Poesia contro l’oblio
L’oblio è il nemico numero uno dei poeti e di chiunque scriva letteratura in genere. Assume pertanto quasi i connotati di una sfida il titolo dell’ultima raccolta del poeta fiorentino Alessandro Franci, Debutto nell’oblio (Brindisi, Interno Libri Edizioni, 2024). Non si tratta di un debutto, in realtà, perché Franci (classe 1954) ha alle spalle una ragguardevole carriera: fra le sue ultime raccolte, La fragilità dei pesi (Firenze, SEF, 2020) e La lingua convenuta (Macerata, Vydia, 2022; da segnalare anche il romanzo Il mese della Luna, sul leggendario sbarco dei cosmonauti americani, uscito a Bologna per Gingko edizioni nel 2013). Ma ogni gesto poetico è una sfida alla dimenticanza, e dunque in qualche modo un «debutto» che rischia di inciampare «nell’oblio». La paradossale tenzone con gli ammanchi di memoria è da Franci condotta soprattutto fotografando e chiamando a raccolta una stirpe di cose obliate, di scarti e di rifiuti, proprio per sottolineare come anche in loro persista un’anima evocatrice, e dunque poetica, nonostante abbiano subìto una violenta emarginazione. E spesso sono oggetti puramente elencati, senza alcun verbo che li impegni in una azione diversa dal loro puro e semplice esistere e continuare, anche da esclusi, a manifestarsi: affinché, con il poeta, anche il lettore sia invitato a comprenderne il più profondo significato. In una recente intervista sulla rivista online «l’estroverso», Franci stesso ha presentato questo suo libro come «una finestra ideale affacciata sul magma della periferia reale e metaforica, quella del fango e dei liquami, dei parcheggi, degli asfalti, degli enigmatici messaggi che ho tentato, per anni, di interpretare».
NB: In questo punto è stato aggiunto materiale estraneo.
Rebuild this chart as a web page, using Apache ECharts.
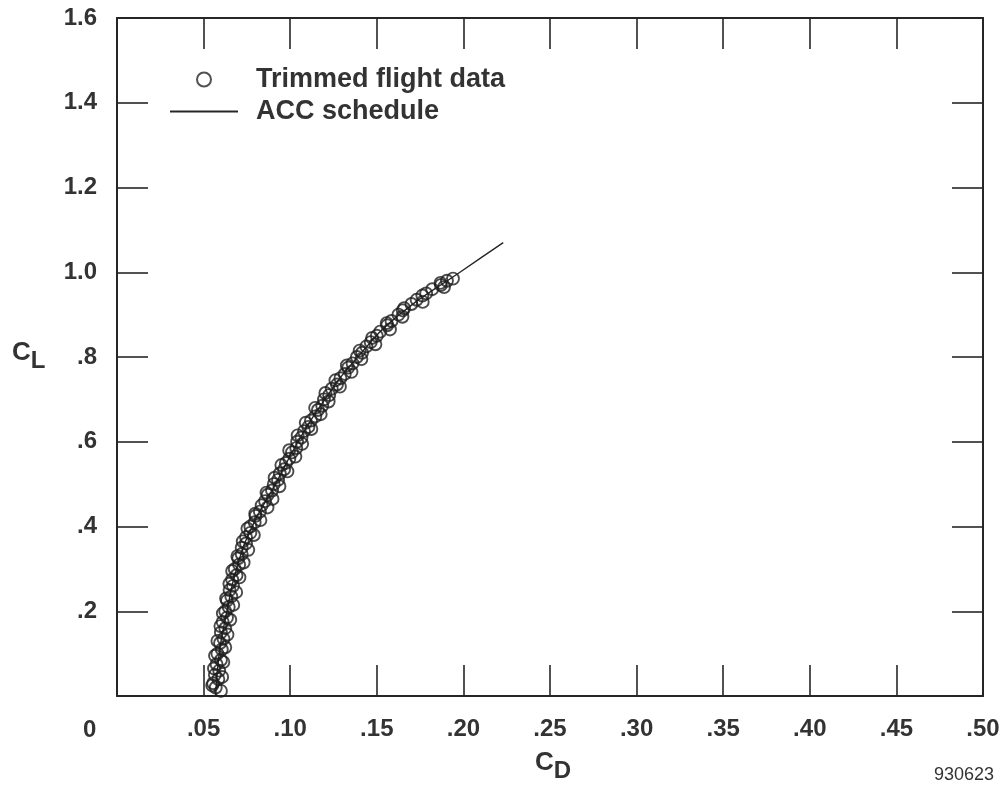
<!DOCTYPE html>
<html>
<head>
<meta charset="utf-8">
<script src="https://cdn.jsdelivr.net/npm/echarts@6/dist/echarts.min.js"></script>
<style>
html,body{margin:0;padding:0;background:#fff;}
#chart{width:1003px;height:790px;}
</style>
</head>
<body>
<div id="chart"></div>
<script>
// ACC schedule (line): CD vs CL
const scheduleCD = [0.057, 0.059, 0.0635, 0.069, 0.078, 0.0915, 0.1045, 0.120, 0.139, 0.163, 0.198, 0.223];
const scheduleCL = [0.0, 0.1, 0.2, 0.3, 0.4, 0.5, 0.6, 0.7, 0.8, 0.9, 1.0, 1.07];

// Trimmed flight data (circles)
const flightCD = [0.0570,0.0555,0.0585,0.0565,0.0590,0.0575,0.0600,0.0580,0.0605,0.0595,
  0.0615,0.0600,0.0625,0.0610,0.0635,0.0625,0.0645,0.0635,0.0660,0.0650,
  0.0670,0.0665,0.0690,0.0680,0.0705,0.0700,0.0720,0.0720,0.0745,0.0745,
  0.0770,0.0770,0.0795,0.0800,0.0825,0.0835,0.0855,0.0870,0.0895,0.0905,
  0.0930,0.0940,0.0965,0.0975,0.0995,0.1010,0.1035,0.1040,0.1065,0.1080,
  0.1105,0.1120,0.1145,0.1160,0.1185,0.1195,0.1225,0.1240,0.1270,0.1290,
  0.1315,0.1335,0.1360,0.1385,0.1415,0.1440,0.1465,0.1500,0.1520,0.1560,
  0.1585,0.1625,0.1650,0.1700,0.1730,0.1785,0.1820,0.1870,0.1905,0.1940,
  0.0600,0.0550,0.0607,0.0560,0.0614,0.0566,0.0625,0.0580,0.0638,0.0597,
  0.0654,0.0611,0.0671,0.0630,0.0688,0.0649,0.0707,0.0665,0.0731,0.0695,
  0.0758,0.0726,0.0790,0.0753,0.0828,0.0798,0.0869,0.0898,0.0863,0.0938,
  0.0910,0.0984,0.0949,0.1030,0.0994,0.1069,0.1043,0.1122,0.1090,0.1176,
  0.1144,0.1222,0.1203,0.1287,0.1261,0.1354,0.1327,0.1411,0.1401,0.1492,
  0.1473,0.1576,0.1557,0.1648,0.1658,0.1765,0.1763,0.1888,0.1868];
const flightCL = [0.020,0.030,0.040,0.050,0.060,0.075,0.085,0.100,0.110,0.125,
  0.135,0.150,0.160,0.175,0.185,0.200,0.210,0.225,0.235,0.250,
  0.260,0.275,0.285,0.300,0.310,0.325,0.335,0.350,0.360,0.375,
  0.385,0.400,0.410,0.425,0.435,0.450,0.460,0.475,0.485,0.500,
  0.510,0.525,0.535,0.550,0.560,0.575,0.585,0.600,0.610,0.625,
  0.635,0.650,0.660,0.675,0.685,0.700,0.710,0.725,0.735,0.750,
  0.760,0.775,0.785,0.800,0.810,0.825,0.835,0.850,0.860,0.875,
  0.885,0.900,0.910,0.925,0.935,0.950,0.960,0.970,0.980,0.985,
  0.012,0.025,0.045,0.065,0.080,0.095,0.115,0.130,0.145,0.165,
  0.180,0.195,0.215,0.230,0.245,0.265,0.280,0.295,0.315,0.330,
  0.345,0.365,0.380,0.395,0.415,0.430,0.445,0.465,0.480,0.495,
  0.515,0.530,0.545,0.565,0.580,0.595,0.615,0.630,0.645,0.665,
  0.680,0.695,0.715,0.730,0.745,0.765,0.780,0.795,0.815,0.830,
  0.845,0.865,0.880,0.895,0.915,0.930,0.945,0.965,0.975];

const xTicks = [0, 0.05, 0.10, 0.15, 0.20, 0.25, 0.30, 0.35, 0.40, 0.45, 0.50];
const yTicks = [0, 0.2, 0.4, 0.6, 0.8, 1.0, 1.2, 1.4, 1.6];

const ink = '#262626';
const textCol = '#333';
const font = 'Liberation Sans, Arial, Helvetica, sans-serif';

function fmtX(v){
  if (Math.abs(v) < 1e-9) return '';
  return '.' + Math.round(v*100).toString().padStart(2,'0');
}
function fmtY(v){
  if (Math.abs(v) < 1e-9) return '';
  if (v >= 1 - 1e-9) return v.toFixed(1);
  return '.' + Math.round(v*10);
}

const chart = echarts.init(document.getElementById('chart'), null, {renderer:'canvas'});
const axisLine = {show:true, onZero:false, lineStyle:{color:ink, width:2}};
const axisTick = {show:true, inside:true, length:31, lineStyle:{color:ink, width:1.6}};
const labelStyle = {fontFamily:font, fontWeight:'bold', fontSize:24, color:textCol};

chart.setOption({
  animation:false,
  backgroundColor:'#fff',
  grid:{left:117, top:18, right:20, bottom:94, containLabel:false},
  xAxis:[
    {type:'value', min:0, max:0.5, interval:0.05, position:'bottom',
     axisLine, axisTick, splitLine:{show:false},
     axisLabel:Object.assign({margin:21, formatter:fmtX, showMinLabel:true, showMaxLabel:true}, labelStyle)},
    {type:'value', min:0, max:0.5, interval:0.05, position:'top',
     axisLine, axisTick, splitLine:{show:false}, axisLabel:{show:false}}
  ],
  yAxis:[
    {type:'value', min:0, max:1.6, interval:0.2, position:'left',
     axisLine, axisTick, splitLine:{show:false},
     axisLabel:Object.assign({margin:20, formatter:fmtY}, labelStyle)},
    {type:'value', min:0, max:1.6, interval:0.2, position:'right',
     axisLine, axisTick, splitLine:{show:false}, axisLabel:{show:false}}
  ],
  legend:{
    orient:'vertical', left:164, top:61, itemWidth:68, itemHeight:14, itemGap:5,
    textStyle:{fontFamily:font, fontWeight:'bold', fontSize:27, color:textCol, padding:[0,0,0,13]},
    data:[
      {name:'Trimmed flight data', icon:'circle', itemStyle:{color:'transparent', borderColor:ink, borderWidth:2}},
      {name:'ACC schedule', itemStyle:{opacity:0}}
    ]
  },
  series:[
    {name:'ACC schedule', type:'line', symbol:'none', smooth:true,
     lineStyle:{color:ink, width:1.4}, itemStyle:{color:ink}, z:1,
     data:scheduleCD.map((d,i)=>[d, scheduleCL[i]])},
    {name:'Trimmed flight data', type:'scatter', symbol:'circle', symbolSize:12,
     itemStyle:{color:'transparent', borderColor:'#1e1e1e', borderWidth:1.9}, z:2,
     data:flightCD.map((d,i)=>[d, flightCL[i]])}
  ],
  graphic:[
    {type:'text', left:83, top:718, style:{text:'0', font:'bold 24px '+font, fill:textCol}},
    {type:'text', left:12, top:340, style:{text:'{c|C}{s|L}', rich:{
      c:{fontFamily:font, fontWeight:'bold', fontSize:26, fill:textCol, color:textCol},
      s:{fontFamily:font, fontWeight:'bold', fontSize:24, fill:textCol, color:textCol, padding:[16,0,0,0]}}}},
    {type:'text', left:535, top:750, style:{text:'{c|C}{s|D}', rich:{
      c:{fontFamily:font, fontWeight:'bold', fontSize:26, fill:textCol, color:textCol},
      s:{fontFamily:font, fontWeight:'bold', fontSize:24, fill:textCol, color:textCol, padding:[16,0,0,0]}}}},
    {type:'text', left:934, top:766, style:{text:'930623', font:'18px '+font, fill:textCol}}
  ]
});
</script>
</body>
</html>
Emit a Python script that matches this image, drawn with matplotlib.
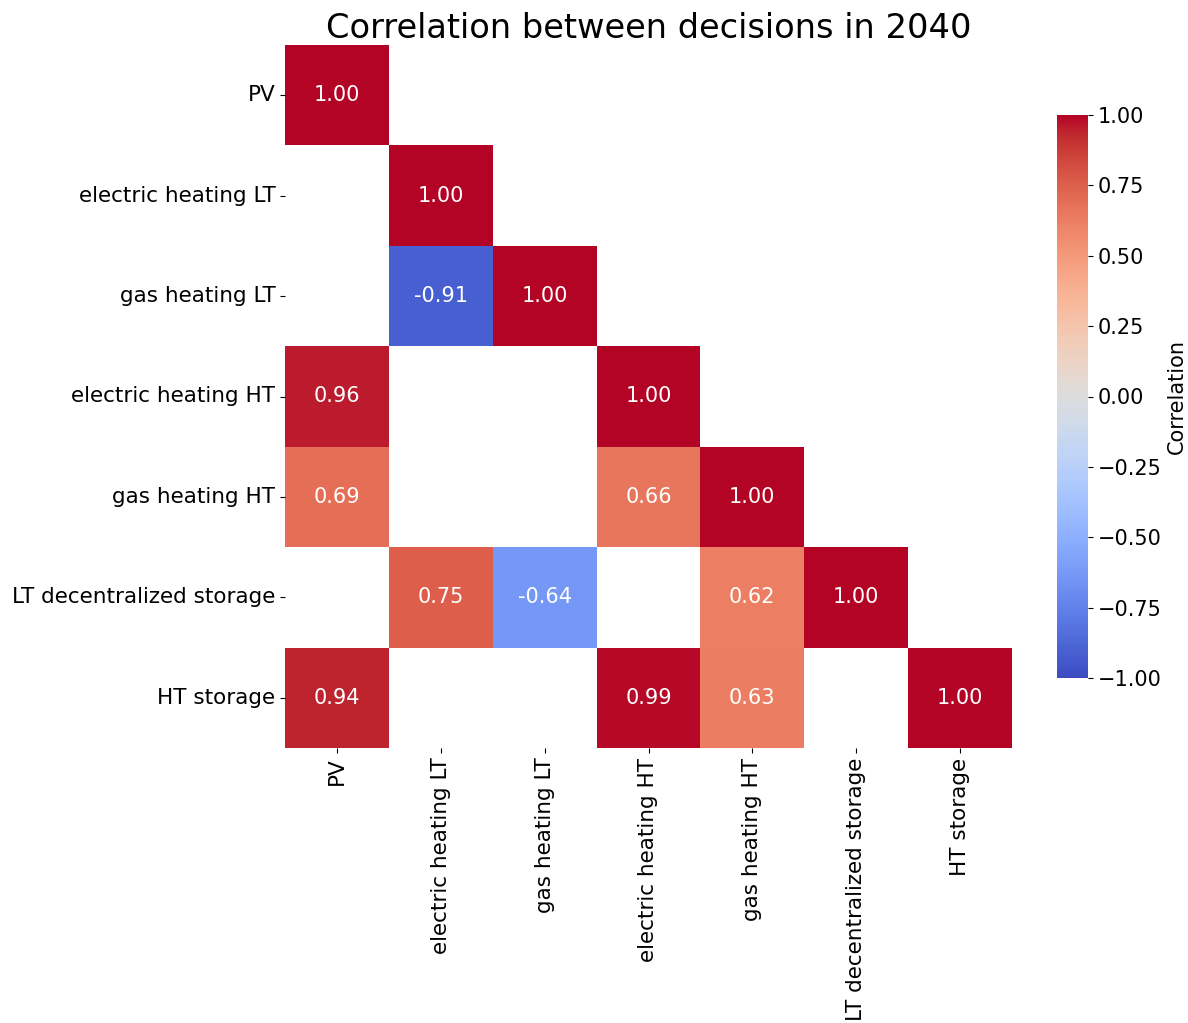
import numpy as np
import matplotlib
matplotlib.use("Agg")
import matplotlib.pyplot as plt
import seaborn as sns

labels = ["PV", "electric heating LT", "gas heating LT", "electric heating HT",
          "gas heating HT", "LT decentralized storage", "HT storage"]

# Lower-triangle correlations; NaN marks pairs that are not shown
row_pv = [1.00]
row_el_lt = [np.nan, 1.00]
row_gas_lt = [np.nan, -0.91, 1.00]
row_el_ht = [0.96, np.nan, np.nan, 1.00]
row_gas_ht = [0.69, np.nan, np.nan, 0.66, 1.00]
row_lt_stor = [np.nan, 0.75, -0.64, np.nan, 0.62, 1.00]
row_ht_stor = [0.94, np.nan, np.nan, 0.99, 0.63, np.nan, 1.00]

rows = [row_pv, row_el_lt, row_gas_lt, row_el_ht, row_gas_ht, row_lt_stor, row_ht_stor]
n = len(labels)
corr = np.full((n, n), np.nan)
for i, r in enumerate(rows):
    corr[i, :len(r)] = r
mask = np.isnan(corr)

fig = plt.figure(figsize=(11.88, 10.23), dpi=100)
W, H = 1188, 1023
ax = fig.add_axes([285 / W, 1 - 748 / H, 727 / W, 703 / H])
cax = fig.add_axes([1057 / W, 1 - 678 / H, 31 / W, 563 / H])

sns.heatmap(corr, mask=mask, cmap="coolwarm", vmin=-1, vmax=1,
            annot=True, fmt=".2f", annot_kws={"size": 15, "color": "white"},
            xticklabels=labels, yticklabels=labels,
            ax=ax, cbar_ax=cax, cbar_kws={"label": "Correlation"})

ax.set_title("Correlation between decisions in 2040", fontsize=24.2, pad=4)
ax.tick_params(axis="both", labelsize=15.5)
plt.setp(ax.get_xticklabels(), rotation=90)
plt.setp(ax.get_yticklabels(), rotation=0)
cax.tick_params(labelsize=15)
cax.yaxis.label.set_size(15)

fig.savefig("out.png", dpi=100)
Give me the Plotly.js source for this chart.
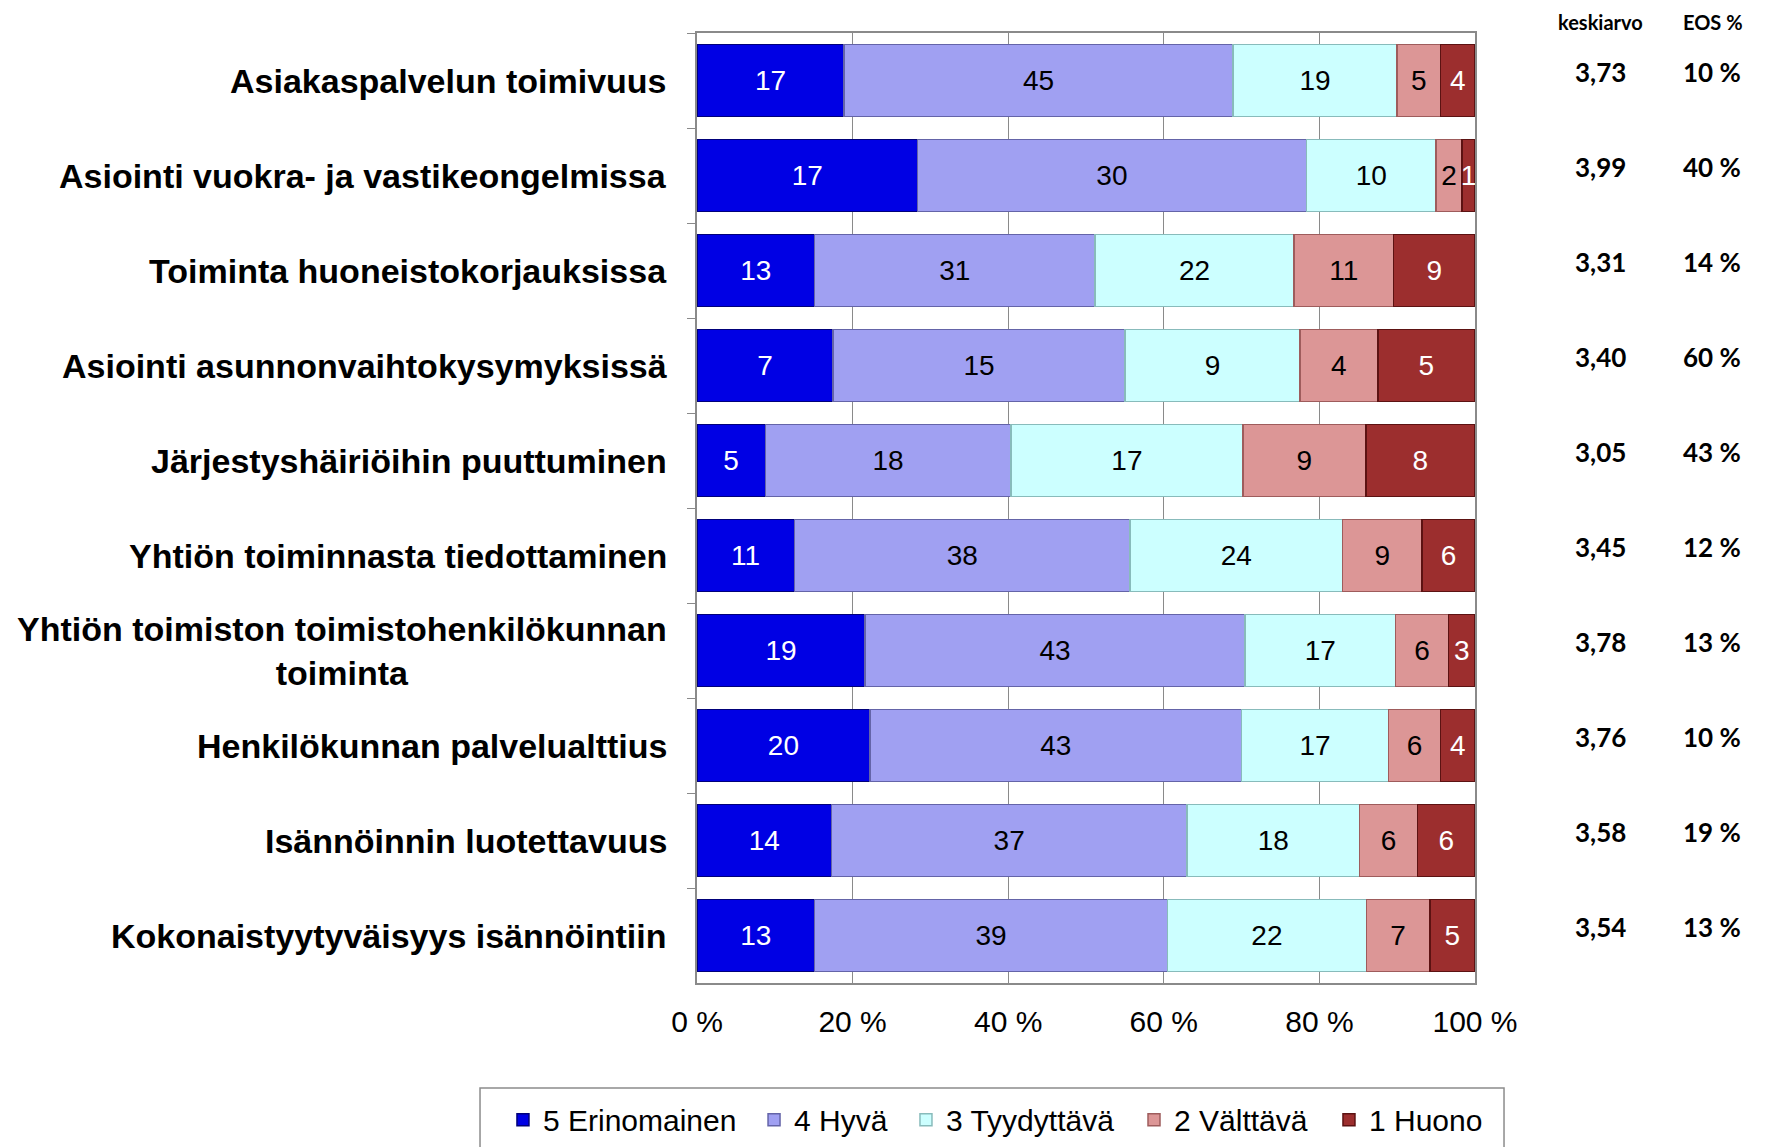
<!DOCTYPE html>
<html>
<head>
<meta charset="utf-8">
<script src="https://cdn.plot.ly/plotly-3.0.1.min.js"></script>
<style>
  html, body { margin: 0; padding: 0; background: #ffffff; }
  #chart { width: 1766px; height: 1147px; }
</style>
</head>
<body>
<div id="chart"></div>
<script>
const categories = [
  "Asiakaspalvelun toimivuus",
  "Asiointi vuokra- ja vastikeongelmissa",
  "Toiminta huoneistokorjauksissa",
  "Asiointi asunnonvaihtokysymyksissä",
  "Järjestyshäiriöihin puuttuminen",
  "Yhtiön toiminnasta tiedottaminen",
  "Yhtiön toimiston toimistohenkilökunnan<br>toiminta",
  "Henkilökunnan palvelualttius",
  "Isännöinnin luotettavuus",
  "Kokonaistyytyväisyys isännöintiin"
];
const seriesNames = ["5 Erinomainen", "4 Hyvä", "3 Tyydyttävä", "2 Välttävä", "1 Huono"];
const erinomainen = [17, 17, 13, 7, 5, 11, 19, 20, 14, 13];
const hyva        = [45, 30, 31, 15, 18, 38, 43, 43, 37, 39];
const tyydyttava  = [19, 10, 22, 9, 17, 24, 17, 17, 18, 22];
const valttava    = [5, 2, 11, 4, 9, 9, 6, 6, 6, 7];
const huono       = [4, 1, 9, 5, 8, 6, 3, 4, 6, 5];
const keskiarvo = ["3,73", "3,99", "3,31", "3,40", "3,05", "3,45", "3,78", "3,76", "3,58", "3,54"];
const eosPct    = ["10 %", "40 %", "14 %", "60 %", "43 %", "12 %", "13 %", "10 %", "19 %", "13 %"];
const xTickVals = [0, 20, 40, 60, 80, 100];
const xTickText = ["0 %", "20 %", "40 %", "60 %", "80 %", "100 %"];
const headerKeskiarvo = "keskiarvo";
const headerEos = "EOS %";

const seriesValues = [erinomainen, hyva, tyydyttava, valttava, huono];
const faceColors = ["#0000E4", "#A0A0F2", "#CCFFFF", "#DC9696", "#9C2E2E"];
const edgeColors = ["#00007A", "#6464A8", "#88BBBB", "#9E5C5C", "#5C1212"];
const textColors = ["#FFFFFF", "#000000", "#000000", "#000000", "#FFFFFF"];
const legendIds = ["legend", "legend2", "legend3", "legend4", "legend5"];
const legendX = [-0.2494, 0.0733, 0.2686, 0.5617, 0.8123];

const traces = seriesValues.map((vals, i) => ({
  type: "bar",
  orientation: "h",
  name: seriesNames[i],
  legend: legendIds[i],
  y: categories,
  x: vals,
  text: vals.map(String),
  textposition: "inside",
  insidetextanchor: "middle",
  textangle: 0,
  textfont: { family: "Liberation Sans, Arial, sans-serif", size: 28, color: textColors[i] },
  marker: { color: faceColors[i], line: { color: edgeColors[i], width: 1.5 } },
  hoverinfo: "skip"
}));

const annotations = [];
categories.forEach((c, i) => {
  annotations.push({
    xref: "paper", yref: "y", x: 0, y: c, xshift: -28,
    xanchor: "right", yanchor: "middle", align: "center",
    text: c, showarrow: false,
    font: { family: "Liberation Sans, Arial, sans-serif", size: 34, color: "#000000", weight: "bold" }
  });
  annotations.push({
    xref: "paper", yref: "y", x: 1.1607, y: c, yshift: 9,
    xanchor: "center", yanchor: "middle",
    text: keskiarvo[i], showarrow: false,
    font: { family: "Lato, Carlito, sans-serif", size: 26, color: "#000000", weight: "bold" }
  });
  annotations.push({
    xref: "paper", yref: "y", x: 1.304, y: c, yshift: 9,
    xanchor: "center", yanchor: "middle",
    text: eosPct[i], showarrow: false,
    font: { family: "Lato, Carlito, sans-serif", size: 26, color: "#000000", weight: "bold" }
  });
});
annotations.push({
  xref: "paper", yref: "paper", x: 1.1607, y: 1.0116,
  xanchor: "center", yanchor: "middle", text: headerKeskiarvo, showarrow: false,
  font: { family: "Lato, Carlito, sans-serif", size: 20, color: "#000000", weight: "bold" }
});
annotations.push({
  xref: "paper", yref: "paper", x: 1.306, y: 1.0116,
  xanchor: "center", yanchor: "middle", text: headerEos, showarrow: false,
  font: { family: "Lato, Carlito, sans-serif", size: 20, color: "#000000", weight: "bold" }
});

const layout = {
  width: 1766,
  height: 1147,
  margin: { l: 697, r: 291, t: 33, b: 164, pad: 0, autoexpand: false },
  paper_bgcolor: "#FFFFFF",
  plot_bgcolor: "#FFFFFF",
  barmode: "stack",
  barnorm: "percent",
  bargap: 0.24,
  uniformtext: { minsize: 28, mode: "show" },
  showlegend: true,
  xaxis: {
    range: [0, 100],
    tickvals: xTickVals,
    ticktext: xTickText,
    tickfont: { family: "Liberation Sans, Arial, sans-serif", size: 30, color: "#000000" },
    showgrid: true,
    gridcolor: "#8A8A8A",
    gridwidth: 1,
    showline: true,
    linecolor: "#8A8A8A",
    linewidth: 2,
    mirror: true,
    ticks: "",
    ticklabelstandoff: 11,
    zeroline: false,
    fixedrange: true,
    automargin: false
  },
  yaxis: {
    type: "category",
    autorange: "reversed",
    showticklabels: false,
    showline: true,
    linecolor: "#8A8A8A",
    linewidth: 2,
    mirror: true,
    ticks: "outside",
    tickson: "boundaries",
    ticklen: 8,
    tickcolor: "#8A8A8A",
    showgrid: false,
    zeroline: false,
    fixedrange: true,
    automargin: false
  },
  shapes: [{
    type: "rect", xref: "paper", yref: "paper",
    x0: -0.2789, x1: 1.0373, y0: -0.1105, y1: -0.20,
    line: { color: "#8C8C8C", width: 1.5 },
    fillcolor: "rgba(0,0,0,0)",
    layer: "below"
  }],
  annotations: annotations
};

legendIds.forEach((id, i) => {
  layout[id] = {
    orientation: "h",
    x: legendX[i], xanchor: "left",
    y: -0.1165, yanchor: "top",
    borderwidth: 0,
    bgcolor: "rgba(0,0,0,0)",
    font: { family: "Liberation Sans, Arial, sans-serif", size: 30, color: "#000000" },
    itemclick: false
  };
});

Plotly.newPlot("chart", traces, layout, { staticPlot: true, displayModeBar: false });
</script>
</body>
</html>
Valga per tutti questo componimento:
I ferrivecchi, le auto smontate
i frigoriferi abbandonati
i boiler sfondati, taglienti di ossidi rossi,
i laminati delle coperture
dove le ruggini mordono i pali,
nelle discariche rifugio delle serpi
di cani a rovistare con i musi nei bidoni
nei tempi infiniti lungo le scarpate
prima della strada e dei segnali luminosi.
Ancora nella ricordata intervista, Franci spiega che a fargli da «scintilla (o lampada votiva che sia)» per la costruzione del libro «è la periferia, cioè il pittoresco curioso, il second’ordine, l’intrasformabile o il trasformato; non soltanto quindi il territorio antropizzato a margine della città, ma anche ciò che questo impone, cioè l’incomunicabilità, la cecità, i silenzi, o l’ovattata e perpetua ossessione di voci, suoni, immagini oscuramente incombenti».
Lo splendido album di «appunti rigati su cataloghi e schede/per sancire il nostro debutto nell’oblio» (p. 86) diviene così – contro ogni forma di dimenticanza -, un promemoria su ciò che, anche al di là delle apparenze, veramente conta nella vita ed è compito della poesia scoprire e rivelare: «un riassunto dell’ essenziale; ridotto all’osso».